EDITORIAL
A Source of the Financial Fiasco
By Tibor Machan - September 22, 2013

There were numerous reasons why the system stumbled so badly but one was clearly identified by The Economist magazine (9/7/75). "And as so often in the history of financial crashes, humble consumers also joined in the collective delusion that lasting prosperity could be built on ever bigger piles of debt." Indeed.

I know from my own case that when I want something I cannot afford, one way to dodge reality is to engage in debt financing. Those who issue my credit cards rarely say no, so my family and I use them and now and then we max them out. Of course, I convince myself that I will soon earn the funds to offset the debt, pay off what I owe, etc., etc. And so long as I have a decent job, my health is good and there is demand for what I have to offer, such an approach can work, at least up to a point. So far I have succeeded with this plan but only just! I, like millions of other Americans and people around the world, get involved in financially hazardous brinkmanship.

The government does something that's far worse: It puts other people into debt without getting their permission to do so. In a great many cases the government places yet unborn members of future generations into debt. When one is born in this country, one already owes thousands of dollars to others – in China! If one refuses to accept the burden of paying taxes to try to cover this national debt, one becomes a lawbreaker and is threatened with jail and massive fines. Consent is irrelevant to the process. One is treated as being in a state of involuntary servitude. One must comply or one will be in violation of what is misguidedly called the law – a bunch of rules made not by those who are ruled but by people who see themselves as authorized, empowered to make rules for others, those, frankly, who wield power over them.

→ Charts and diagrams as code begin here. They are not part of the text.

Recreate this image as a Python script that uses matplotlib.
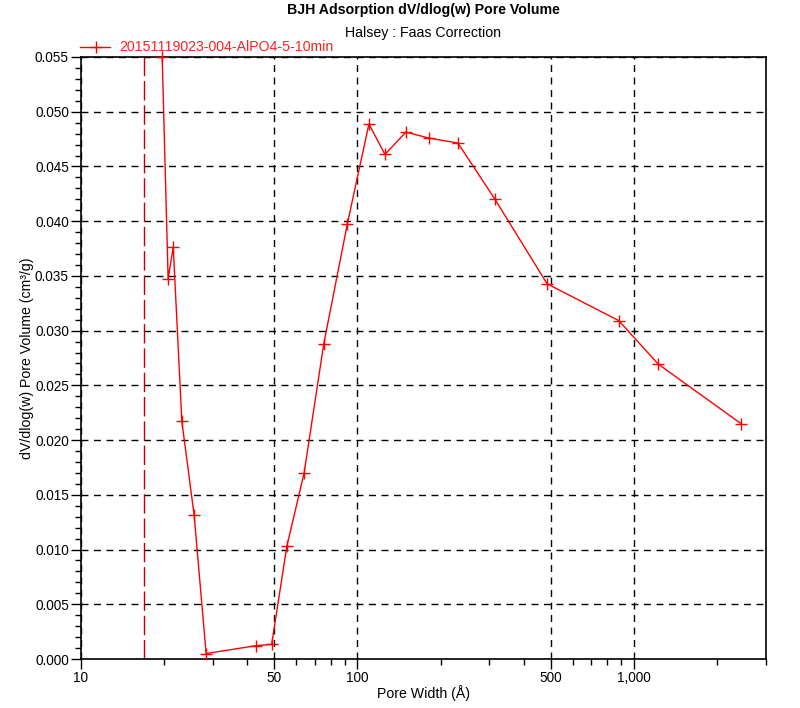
import matplotlib
matplotlib.use("Agg")
import matplotlib.pyplot as plt
from matplotlib.ticker import FixedLocator, LogLocator, MultipleLocator, NullFormatter

plt.rcParams['font.family'] = ['Liberation Sans', 'DejaVu Sans']

# pore width (A) and dV/dlog(w) pore volume (cm3/g)
pore_width = [19.7, 20.7, 21.6, 23.2, 25.7, 28.4, 43.1, 49.0, 55.6, 64.2,
              75.6, 92.0, 110.1, 125.8, 149.8, 180.9, 230.8, 314.0, 485.0,
              880.0, 1224.0, 2434.0]
pore_volume = [0.0550, 0.03476, 0.03763, 0.02173, 0.01314, 0.00050, 0.00122,
               0.00134, 0.01030, 0.01700, 0.02879, 0.03976, 0.04888, 0.04610,
               0.04814, 0.04760, 0.04714, 0.04202, 0.03428, 0.03092, 0.02694,
               0.02151]
marker_line = 17.0
sample_name = "20151119023-004-AlPO4-5-10min"
x_major = [10, 50, 100, 500, 1000]
x_labels = ["10", "50", "100", "500", "1,000"]

fig = plt.figure(figsize=(8, 7.08), dpi=100)
ax = fig.add_axes([0.1009, 0.0692, 0.8566, 0.8503])

ax.plot(pore_width, pore_volume, color='red', lw=1.0, marker='+',
        markersize=9, markeredgewidth=1.0, clip_on=False, zorder=3)
ax.axvline(marker_line, color='#c00000', lw=1.0, dashes=(14, 3.5), zorder=2)

ax.set_xscale('log')
ax.set_xlim(10, 3000)
ax.set_ylim(0, 0.055)

ax.xaxis.set_major_locator(FixedLocator(x_major))
ax.set_xticklabels(x_labels)
ax.xaxis.set_minor_locator(LogLocator(base=10, subs=range(2, 10)))
ax.xaxis.set_minor_formatter(NullFormatter())
ax.yaxis.set_major_locator(MultipleLocator(0.005))
ax.yaxis.set_minor_locator(MultipleLocator(0.001))
ax.yaxis.set_major_formatter(plt.FormatStrFormatter('%.3f'))

ax.tick_params(which='major', direction='out', length=7, width=1, labelsize=9.8,
               colors='black', pad=1.5)
ax.tick_params(which='minor', direction='out', length=4, width=1)
for s in ax.spines.values():
    s.set_linewidth(1.2)

ax.grid(True, which='major', color='black', ls=(0, (5, 4)), lw=1.0)

ax.set_xlabel("Pore Width (Å)", fontsize=10.2, labelpad=0)
ax.set_ylabel("dV/dlog(w) Pore Volume (cm³/g)", fontsize=10.2, labelpad=1)

fig.text(0.529, 0.986, "BJH Adsorption dV/dlog(w) Pore Volume", ha='center', va='center',
         fontsize=10.2, fontweight='bold')
fig.text(0.529, 0.953, "Halsey : Faas Correction", ha='center', va='center', fontsize=10.2)

# legend entry above the plot area
ax.plot([-0.001, 0.043], [1.016, 1.016], transform=ax.transAxes, color='red', lw=1.0, clip_on=False)
ax.plot([0.022], [1.016], transform=ax.transAxes, color='red', marker='+',
        markersize=9, markeredgewidth=1.0, clip_on=False)
ax.text(0.056, 1.016, sample_name, transform=ax.transAxes, color='#ff2020',
        fontsize=10.2, va='center', ha='left')

fig.savefig("out.png", dpi=100)
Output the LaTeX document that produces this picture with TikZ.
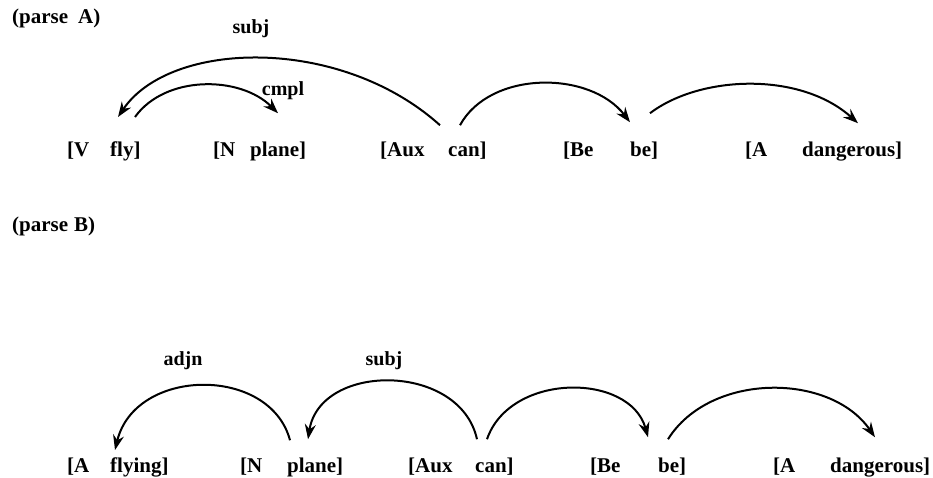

With this kind of setup it is no wonder that the system runs into financial troubles over and over again. The only thing that keeps it from collapsing is a version of the (Arthur) Laffer Curve: People tend to put up with a load of hardship others impose on them out of lethargy and fear of change. Only if the burdens reach a very high level will they embark upon revolutionary action.

But the compliance with all this, the toleration of the extortion, does not make it all right. Democracy doesn't justify it either since democratic rule is only justified when the conduct sanctioned is itself unobjectionable (as in some elections). The system must be changed; otherwise most of us are complicit in political and related – e.g., financial – malpractice that's actually criminal in normal circumstances.

As to the comment in The Economist, lasting prosperity can only be built on ever bigger piles of debt if those who assume it have the resources to back it – large enough bank accounts, highly desired talents and skills, etc. If they do not, the debt is assumed fraudulently and with more and more such conduct, the system itself will collapse.